Google Discover is less aligned to Google Search ranking, Andy Almeida from the Google Trust and Safety team, said yesterday at the Google Search Central Live event in Zurich yesterday.
A slide he posted on how existing systems help the Google Discover team solve problems, the slide says:
“Minimal alignment to search ranking gives us the tools we need to combat emerging abuse.”


What this means. It seems that this is an admission that Google Discover is not using Google’s search systems as tightly as it may have in the past for when it comes to combating abuse on that platform.
I asked Andy Almeida at the event what this means, and he said it means that Google Discover aims to surface lesser-known, less-established, and smaller publishers in the Discover feed. So while Google Search may not rank these smaller and less known publishers, Google Discover does. It does this by relying less on Google Search ranking and more on its own systems.
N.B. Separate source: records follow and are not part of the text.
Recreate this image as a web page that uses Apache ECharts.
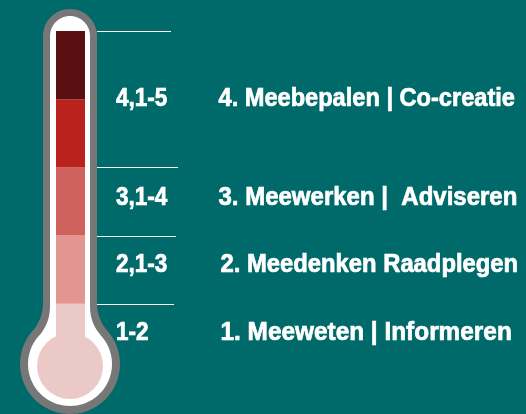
<!DOCTYPE html>
<html><head><meta charset="utf-8">
<script src="https://cdn.jsdelivr.net/npm/echarts@6/dist/echarts.min.js"></script>
<style>html,body{margin:0;padding:0;background:#006969}#c{width:526px;height:414px}</style>
</head><body><div id="c"></div>
<script>
// Thermometer bands, bottom to top (each band is one unit of the scale)
const bandValues = [1, 1, 1, 1, 1];
const bandColors = ['#ebc9c6', '#e39592', '#d0625d', '#ba221d', '#5a1010'];
// Range labels and stage names, bottom to top
const rangeLabels = ['1-2', '2,1-3', '3,1-4', '4,1-5'];
const stageLabels = ['1. Meeweten | Informeren', '2. Meedenken Raadplegen', '3. Meewerken |  Adviseren', '4. Meebepalen | Co-creatie'];
// Vertical centre of each label row, in scale units
const labelLevels = [0.57, 1.57, 2.55, 4.0];
// Separator lines, in scale units
const separatorLevels = [1, 2, 3, 5];

// styling (layout, not data)
const lineEnds = [174, 176, 178, 171];
const stageScaleX = [0.975, 0.952, 0.96, 0.944];
const stageOffsetX = [150, 150, 148, 148];

const chart = echarts.init(document.getElementById('c'), null, {renderer: 'canvas'});

function outline(xl, xr, topCy, neckY, ctrlY, jx, jy, cx, cy, R) {
  const pts = [];
  const rTop = (xr - xl) / 2, tcx = (xl + xr) / 2;
  for (let k = 0; k <= 30; k++) {
    const t = Math.PI + Math.PI * k / 30;
    pts.push([tcx + rTop * Math.cos(t), topCy + rTop * Math.sin(t)]);
  }
  pts.push([xr, neckY]);
  const quad = (p0, c, p1) => { for (let k = 1; k <= 12; k++) { const t = k / 12, u = 1 - t;
    pts.push([u*u*p0[0] + 2*u*t*c[0] + t*t*p1[0], u*u*p0[1] + 2*u*t*c[1] + t*t*p1[1]]); } };
  quad([xr, neckY], [xr, ctrlY], [jx, jy]);
  const a0 = Math.atan2(jy - cy, jx - cx), a1 = Math.PI - a0;
  for (let k = 1; k <= 60; k++) {
    const t = a0 + (a1 - a0) * k / 60;
    pts.push([cx + R * Math.cos(t), cy + R * Math.sin(t)]);
  }
  const jlx = 2 * cx - jx;
  quad([jlx, jy], [xl, ctrlY], [xl, neckY]);
  return pts;
}

const series = bandValues.map((v, i) => ({
  type: 'bar', stack: 'thermo', barWidth: '100%', z: 3,
  itemStyle: {color: bandColors[i]}, silent: true,
  data: [v]
}));
// separator lines
series.push({
  type: 'custom', silent: true, z: 4, clip: false,
  data: separatorLevels.map((lv, i) => ['t', lv, lineEnds[i]]),
  renderItem: (params, api) => {
    const p = api.coord(['t', api.value(1)]);
    const y = Math.round(p[1]) + 0.5;
    return {type: 'line', shape: {x1: 97, y1: y, x2: api.value(2), y2: y},
      style: {stroke: '#ffffff', lineWidth: 1}};
  }
});
// labels
const textStyle = (text) => ({text, fill: '#ffffff', stroke: '#ffffff', lineWidth: 0.7,
  font: 'bold 25px "Liberation Sans", Arial, sans-serif', verticalAlign: 'middle', align: 'left'});
series.push({
  type: 'custom', silent: true, z: 5, clip: false,
  data: labelLevels.map((lv) => ['t', lv]),
  renderItem: (params, api) => {
    const p = api.coord(['t', api.value(1)]);
    const i = params.dataIndex;
    return {type: 'group', children: [
      {type: 'text', x: p[0] + 45.5, y: p[1], scaleX: 0.9, style: textStyle(rangeLabels[i])},
      {type: 'text', x: p[0] + stageOffsetX[i], y: p[1], scaleX: stageScaleX[i], style: textStyle(stageLabels[i])}
    ]};
  }
});

chart.setOption({
  backgroundColor: '#006969',
  animation: false,
  grid: {left: 56, width: 29, top: 31, bottom: 42, containLabel: false},
  xAxis: {type: 'category', data: ['t'], show: false},
  yAxis: {type: 'value', min: 0, max: 5, show: false},
  graphic: [
    {type: 'polygon', z: 0, shape: {points: outline(43, 97, 36, 302, 318, 106, 329, 70, 364, 50)}, style: {fill: '#777777'}},
    {type: 'polygon', z: 1, shape: {points: outline(50, 90, 36, 306, 322, 99, 333, 70, 364, 42)}, style: {fill: '#ffffff'}},
    {type: 'circle', z: 2, shape: {cx: 70, cy: 366, r: 33}, style: {fill: '#ebc9c6'}}
  ],
  series: series
});
</script></body></html>
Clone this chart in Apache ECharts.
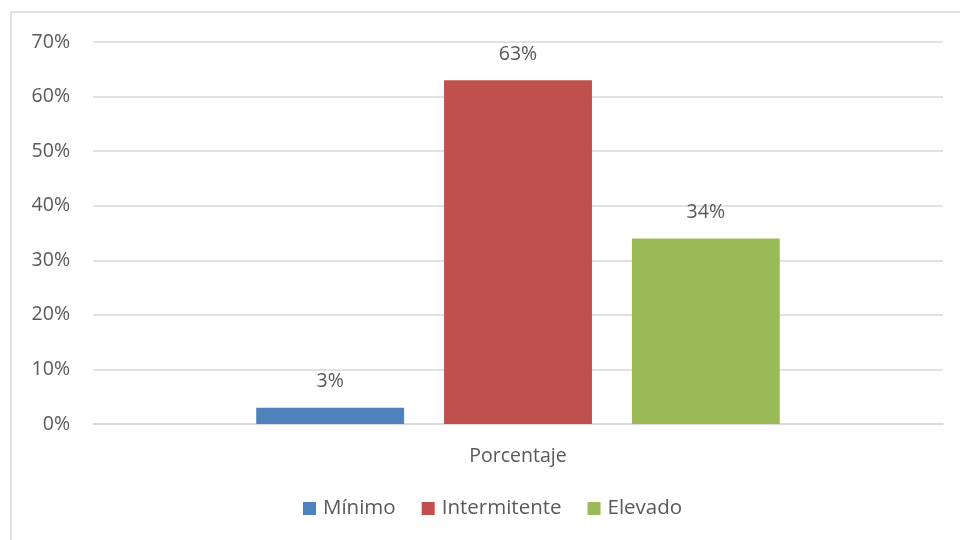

The spam problem. As I mentioned, Google Discover has a big AI spam problem. You have new sites using expired domains, or new throwaway domains, and finding loopholes to get spammy content surfacing in Google Discover. This is something that does not work as well in Google Search.
In 2019, Google told us that the core ranking systems do impact Google Discover, specifically that being hit by a core update can impact a site’s visibility in Google Discover. This seems like a step back from this.
Why we care. As we also said, Google is working hard on fixing the spam issues on Google Discover. Tweaking the balance of allowing new or lesser-known sites to perform well on Google Discover, while also preventing spam from showing up, is hard. Google is working on that now and hopes to find a solid solution for it.
But it also means Google is looking for ways to reward smaller publishers, who may write more about niche topics, within Google Discover. This is a good thing for smaller, and upcoming publishers – if Google can also solve the spam problem on Google Discover.